With money from The Heinz Endowments, attorney Irene McLaughlin is working with the Housing Alliance of Pennsylvania and community groups on using conservatorship and other new legal tools to help control blight in Pittsburgh’s Homewood neighborhood. “Conservatorship is a way of taking control of those properties in advance of taking title,” said Ms. McLaughlin, a former city magistrate and consultant on vacant property issues.
But conservatorship is a surgical tool not meant to address the scale of vacant and blighted property found in major cities, counties and regions across Pennsylvania.
The seven-county Pittsburgh Metropolitan Statistical Area holds more than 100,400 vacant houses alone, according to the U.S. Census. The percentage of vacant houses in the region has risen from 6.8 percent to 9 percent since 1990. In Allegheny County, it rose from 6.8 to 9 percent; in Beaver County, from 5.8 to 8.7 percent; in Westmoreland County, from 6.2 to 8.6 percent. Even in Butler County, which has the lowest vacant housing rate in the region, it increased from 6.3 to 6.8 percent.
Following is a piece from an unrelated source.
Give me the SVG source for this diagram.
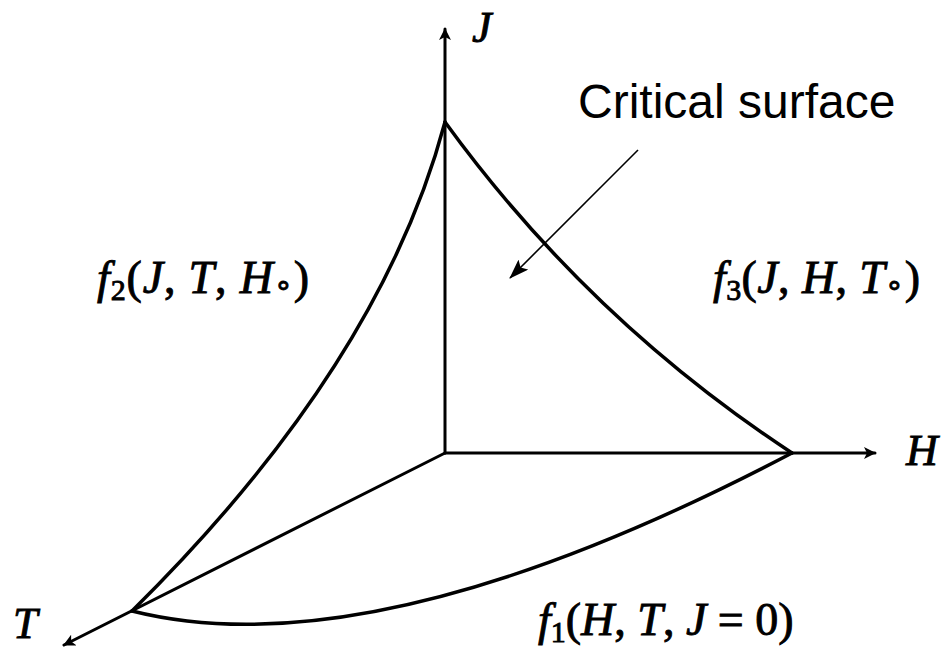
<svg xmlns="http://www.w3.org/2000/svg" width="943" height="654" viewBox="0 0 943 654">
<defs>
<style>
.ax{fill:none;stroke:#000;stroke-width:3;stroke-linecap:round}
.cv{fill:none;stroke:#000;stroke-width:3.5;stroke-linecap:round}
.thin{fill:none;stroke:#000;stroke-width:1.6}
.m{font-family:"Liberation Serif","Times New Roman",serif;font-style:italic;fill:#000;stroke:#000;stroke-width:0.9}
.fl{font-size:46px}
.up{font-style:normal}
.sub{font-style:normal;font-size:30px}
.lbl{font-family:"Liberation Sans",Arial,sans-serif;font-size:48px;fill:#000}
</style>
<marker id="ah" viewBox="0 0 12 12" refX="11" refY="6" markerWidth="12" markerHeight="12" markerUnits="userSpaceOnUse" orient="auto">
<path d="M0,0 L12,6 L0,12 L3,6 Z" fill="#000"/>
</marker>
<marker id="ah2" viewBox="0 0 20 14" refX="19" refY="7" markerWidth="20" markerHeight="14" markerUnits="userSpaceOnUse" orient="auto">
<path d="M0,0 L20,7 L0,14 L4,7 Z" fill="#000"/>
</marker>
</defs>
<g id="connectors">
<line class="ax" x1="445" y1="453" x2="445" y2="29" marker-end="url(#ah)"/>
<line class="ax" x1="445" y1="453" x2="875" y2="453" marker-end="url(#ah)"/>
<line class="ax" x1="445" y1="453" x2="64" y2="645" marker-end="url(#ah)"/>
<path class="cv" d="M445,122 Q380,366 132,611"/>
<path class="cv" d="M445,122 Q588,319 792,453"/>
<path class="cv" d="M132,611 Q375,672 792,453"/>
<line class="thin" x1="638" y1="150" x2="510" y2="278" marker-end="url(#ah2)"/>
</g>
<g id="axis-J"><text class="m" x="472" y="42" font-size="44">J</text></g>
<g id="axis-H"><text class="m" x="906" y="465" font-size="44">H</text></g>
<g id="axis-T"><text class="m" x="13" y="638" font-size="44">T</text></g>
<g id="label-f2"><text class="m fl" x="97" y="293" textLength="212" lengthAdjust="spacing">f<tspan class="sub" dy="7">2</tspan><tspan class="up" dy="-7">(</tspan>J<tspan class="up">, </tspan>T<tspan class="up">, </tspan>H<tspan class="sub" dy="2">∘</tspan><tspan class="up" dy="-2">)</tspan></text></g>
<g id="label-f3"><text class="m fl" x="713" y="293" textLength="207" lengthAdjust="spacing">f<tspan class="sub" dy="7">3</tspan><tspan class="up" dy="-7">(</tspan>J<tspan class="up">, </tspan>H<tspan class="up">, </tspan>T<tspan class="sub" dy="2">∘</tspan><tspan class="up" dy="-2">)</tspan></text></g>
<g id="label-f1"><text class="m fl" x="538" y="635">f<tspan class="sub" dy="7">1</tspan><tspan class="up" dy="-7">(</tspan>H<tspan class="up">, </tspan>T<tspan class="up">, </tspan>J<tspan class="up"> = 0)</tspan></text></g>
<g id="label-critical"><text class="lbl" x="578" y="118">Critical surface</text></g>
</svg>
Genesee County, Mich., was beset by similar trends when Mr. Kildee began his 12-year stint as treasurer in 1997. He turned to a land bank model that new laws and property tax reforms in Michigan made possible.
The land bank allows the county to take ownership of thousands of tax-delinquent properties quickly through tax foreclosure and reuse them to advance community improvement strategies rather than selling them off at auction to the highest bidder, often land speculators who may not have the community’s best interests in mind.
“Speculators prefer competitive auctions because for the most part they don’t think of the property as real estate. It’s just a piece of paper with a dollar amount attached to it,” said Mr. Kildee, who left government to launch the Center for Community Progress, a nonprofit that provides technical assistance on vacant and abandoned property issues. “They can buy a property at a deep discount at a tax sale without ever seeing it, flip it to someone else at a marginal profit and then it’s not their problem anymore.
“We know those systems have failed.”
Once the land bank takes a property, it can rehab, sell, rent or demolish it. The land bank in Genesee County has nearly 4,000 tax-foreclosed properties under its control. A similar land bank in Cuyahoga County, Ohio, acquired some 900 vacant properties last year — three times what Pittsburgh takes through treasurer’s sale.
Those land banks also acquire the revenue which tax-delinquent properties generate. One of the hidden truths about tax delinquency is that most owners pay back taxes and penalties after being threatened with foreclosure. The interest, penalties and principal collected go toward maintaining, demolishing, rehabbing and marketing properties in their inventories.
State Rep. John Taylor, R-Philadelphia, introduced land bank legislation in June. Pittsburgh’s Land Recycling Task Force, Mayor Luke Ravenstahl and the Pittsburgh Community Reinvestment Group, a coalition of community organizations in and around the city, endorsed the bill, which is being considered by the House Urban Affairs Committee.
Mr. Kildee, whose organization works with several states on land banking and property tax reform, says vacant and blighted property is one of those rare issues that crosses the partisan political divide. “Once there’s that revelation the current system isn’t working and there’s a better way, we get a lot of buy in.”